— Mystery & Crime —

Brighton Rock
Graham Greene
— 1938 —
“
Pinkie Brown, teenage gang leader and Catholic, kills and schemes in Brighton's seedy underworld while a naive woman falls for him.
Decide its fate
⚖The case for it
Brighton Rock plays for stakes most crime novels never name: Hell is literal, and secular kindness cannot reach what a frightened Catholic teenager gambles with. To get there Greene stacks the deck. Ida Arnold performs the one decent act and gets sneered at for it, while Pinkie's dread of hell is lent a grandeur his squalor has not earned. Accept the tilt, because the tilt is the argument. Pinkie stands among fiction's truest portraits of evil: adolescent, sexually revolted, terrified of the God he cannot stop believing in.
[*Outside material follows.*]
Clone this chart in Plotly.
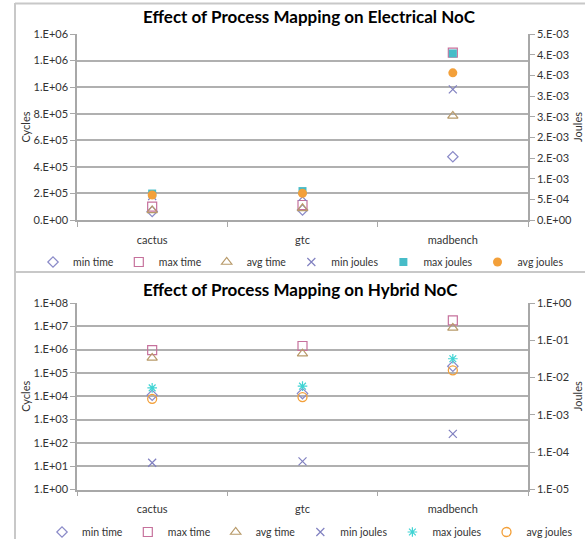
import plotly.graph_objects as go

W, H = 585, 539

categories = ["cactus", "gtc", "madbench"]

# Electrical NoC (top chart)
elec_min_time = [6.4e4, 7.5e4, 4.76e5]
elec_max_time = [1.0e5, 1.13e5, 1.26e6]
elec_avg_time = [7.2e4, 8.8e4, 7.83e5]
elec_min_joules = [5.8e-4, 5.6e-4, 3.16e-3]
elec_max_joules = [6.4e-4, 7.0e-4, 4.03e-3]
elec_avg_joules = [6.05e-4, 6.46e-4, 3.56e-3]

# Hybrid NoC (bottom chart)
hyb_min_time = [1.1e4, 1.3e4, 1.93e5]
hyb_max_time = [9.5e5, 1.43e6, 1.8e7]
hyb_avg_time = [4.4e5, 6.7e5, 8.5e6]
hyb_min_joules = [5.2e-5, 5.7e-5, 3.1e-4]
hyb_max_joules = [5.3e-3, 5.9e-3, 3.2e-2]
hyb_avg_joules = [2.7e-3, 3.0e-3, 1.57e-2]

# Tick values / labels
elec_cyc_ticks = [0, 2e5, 4e5, 6e5, 8e5, 1.0e6, 1.2e6, 1.4e6]
elec_cyc_labels = ["0.E+00", "2.E+05", "4.E+05", "6.E+05", "8.E+05", "1.E+06", "1.E+06", "1.E+06"]
elec_j_ticks = [0, 5e-4, 1e-3, 1.5e-3, 2e-3, 2.5e-3, 3e-3, 3.5e-3, 4e-3, 4.5e-3]
elec_j_labels = ["0.E+00", "5.E-04", "1.E-03", "2.E-03", "2.E-03", "3.E-03", "3.E-03", "4.E-03", "4.E-03", "5.E-03"]
hyb_cyc_ticks = [1e0, 1e1, 1e2, 1e3, 1e4, 1e5, 1e6, 1e7, 1e8]
hyb_cyc_labels = ["1.E+00", "1.E+01", "1.E+02", "1.E+03", "1.E+04", "1.E+05", "1.E+06", "1.E+07", "1.E+08"]
hyb_j_ticks = [1e-5, 1e-4, 1e-3, 1e-2, 1e-1, 1e0]
hyb_j_labels = ["1.E-05", "1.E-04", "1.E-03", "1.E-02", "1.E-01", "1.E+00"]

FONT = "Lato"
TXT = "#333333"
GRID = "#b0b0b0"
AXIS = "#a8a8a8"
BORDER = "#c8c8c8"

C_MINT = "#8a8ac8"
C_MAXT = "#c6719c"
C_AVGT = "#b89a6a"
C_MINJ = "#8080c0"
C_MAXJ_TOP = "#47bcc8"
C_MAXJ_BOT = "#40d4d4"
C_AVGJ = "#f3a03a"


def px_x(p):
    return p / W


def px_y(p):
    return 1 - p / H


fig = go.Figure()


def add_series(xa, ya_t, ya_j, legend, data, top):
    mt, xt, at, mj, xj, aj = data
    fig.add_trace(go.Scatter(x=categories, y=mt, name="min time", mode="markers", xaxis=xa, yaxis=ya_t, legend=legend,
                             marker=dict(symbol="diamond-open", size=8, color=C_MINT, line=dict(width=1.2))))
    fig.add_trace(go.Scatter(x=categories, y=xt, name="max time", mode="markers", xaxis=xa, yaxis=ya_t, legend=legend,
                             marker=dict(symbol="square-open", size=9, color=C_MAXT, line=dict(width=1.2))))
    fig.add_trace(go.Scatter(x=categories, y=at, name="avg time", mode="markers", xaxis=xa, yaxis=ya_t, legend=legend,
                             marker=dict(symbol="triangle-up-open", size=9, color=C_AVGT, line=dict(width=1.2))))
    fig.add_trace(go.Scatter(x=categories, y=mj, name="min joules", mode="markers", xaxis=xa, yaxis=ya_j, legend=legend,
                             marker=dict(symbol="x-thin-open", size=8, color=C_MINJ, line=dict(width=1.2, color=C_MINJ))))
    if top:
        fig.add_trace(go.Scatter(x=categories, y=xj, name="max joules", mode="markers", xaxis=xa, yaxis=ya_j, legend=legend,
                                 marker=dict(symbol="square", size=8, color=C_MAXJ_TOP, line=dict(width=0))))
        fig.add_trace(go.Scatter(x=categories, y=aj, name="avg joules", mode="markers", xaxis=xa, yaxis=ya_j, legend=legend,
                                 marker=dict(symbol="circle", size=9, color=C_AVGJ, line=dict(width=0))))
    else:
        fig.add_trace(go.Scatter(x=categories, y=xj, name="max joules", mode="markers", xaxis=xa, yaxis=ya_j, legend=legend,
                                 marker=dict(symbol="asterisk-open", size=8, color=C_MAXJ_BOT, line=dict(width=1.2, color=C_MAXJ_BOT))))
        fig.add_trace(go.Scatter(x=categories, y=aj, name="avg joules", mode="markers", xaxis=xa, yaxis=ya_j, legend=legend,
                                 marker=dict(symbol="circle-open", size=9, color=C_AVGJ, line=dict(width=1.3))))


add_series("x", "y", "y2", "legend",
           (elec_min_time, elec_max_time, elec_avg_time, elec_min_joules, elec_max_joules, elec_avg_joules), True)
add_series("x2", "y3", "y4", "legend2",
           (hyb_min_time, hyb_max_time, hyb_avg_time, hyb_min_joules, hyb_max_joules, hyb_avg_joules), False)

xdom = [px_x(77), px_x(528)]
tickfont = dict(family=FONT, size=11, color=TXT)
titlefont = dict(family=FONT, size=11, color=TXT)

xcommon = dict(domain=xdom, type="category", range=[-0.5, 2.5], tickson="boundaries", ticks="outside",
               ticklen=5, tickcolor=AXIS, showline=True, linecolor=AXIS, linewidth=1.5, showgrid=False,
               zeroline=False, tickfont=tickfont, ticklabelstandoff=9, automargin=False, fixedrange=True)

ycommon = dict(ticks="outside", ticklen=5, tickcolor=AXIS, showline=True, linecolor=AXIS, linewidth=1.5,
               zeroline=False, tickfont=tickfont, automargin=False, fixedrange=True)

legfont = dict(family=FONT, size=10.5, color=TXT)

fig.update_layout(
    width=W, height=H, margin=dict(l=0, r=0, t=0, b=0, autoexpand=False),
    paper_bgcolor="white", plot_bgcolor="white",
    font=dict(family=FONT, size=11, color=TXT),
    showlegend=True,
    xaxis=dict(anchor="y", **xcommon),
    xaxis2=dict(anchor="y3", **xcommon),
    yaxis=dict(domain=[px_y(220), px_y(34)], anchor="x", range=[0, 1.4e6], tickvals=elec_cyc_ticks,
               ticktext=elec_cyc_labels, showgrid=True, gridcolor=GRID, gridwidth=1.5,
               title=dict(text="Cycles", font=titlefont, standoff=1), **ycommon),
    yaxis2=dict(overlaying="y", side="right", anchor="x", range=[0, 4.5e-3], tickvals=elec_j_ticks,
                ticktext=elec_j_labels, showgrid=False,
                title=dict(text="Joules", font=titlefont, standoff=3), **ycommon),
    yaxis3=dict(domain=[px_y(489.5), px_y(303)], anchor="x2", type="log", range=[0, 8], tickvals=hyb_cyc_ticks,
                ticktext=hyb_cyc_labels, showgrid=True, gridcolor=GRID, gridwidth=1.5,
                title=dict(text="Cycles", font=titlefont, standoff=1), **ycommon),
    yaxis4=dict(overlaying="y3", side="right", anchor="x2", type="log", range=[-5, 0], tickvals=hyb_j_ticks,
                ticktext=hyb_j_labels, showgrid=False,
                title=dict(text="Joules", font=titlefont, standoff=3), **ycommon),
    legend=dict(orientation="h", x=px_x(301), xanchor="center", y=px_y(262), yanchor="middle",
                font=legfont, bgcolor="rgba(0,0,0,0)", itemwidth=30, tracegroupgap=0),
    legend2=dict(orientation="h", x=px_x(310), xanchor="center", y=px_y(532), yanchor="middle",
                 font=legfont, bgcolor="rgba(0,0,0,0)", itemwidth=30, tracegroupgap=0),
    annotations=[
        dict(text="<b>Effect of Process Mapping on Electrical NoC</b>", xref="paper", yref="paper",
             x=px_x(309), y=px_y(17), xanchor="center", yanchor="middle", showarrow=False,
             font=dict(family=FONT, size=17, color="#000000")),
        dict(text="<b>Effect of Process Mapping on Hybrid NoC</b>", xref="paper", yref="paper",
             x=px_x(301), y=px_y(289), xanchor="center", yanchor="middle", showarrow=False,
             font=dict(family=FONT, size=17, color="#000000")),
    ],
    shapes=[
        dict(type="line", xref="paper", yref="paper", x0=px_x(15), x1=px_x(15), y0=px_y(3), y1=0,
             line=dict(color=BORDER, width=2)),
        dict(type="line", xref="paper", yref="paper", x0=px_x(15), x1=1, y0=px_y(3.5), y1=px_y(3.5),
             line=dict(color=BORDER, width=2)),
        dict(type="line", xref="paper", yref="paper", x0=px_x(15), x1=1, y0=px_y(272), y1=px_y(272),
             line=dict(color=BORDER, width=2)),
    ],
)

fig.write_html("out.html")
The razor gangs and cheap piers are rendered with a meanness few English novels of the 1930s can match.
— the honest librarian
✕The case against
Greene rigs the scales. Ida Arnold, the only character who acts to save anyone, gets the narrator's contempt for her secular cheerfulness, while Pinkie's damnation is dressed in tragic dignity; kindness without theology counts for nothing here. Rose's devotion to a boy who openly despises her asks more credulity than the murders do. And the final line is pure cruelty to her.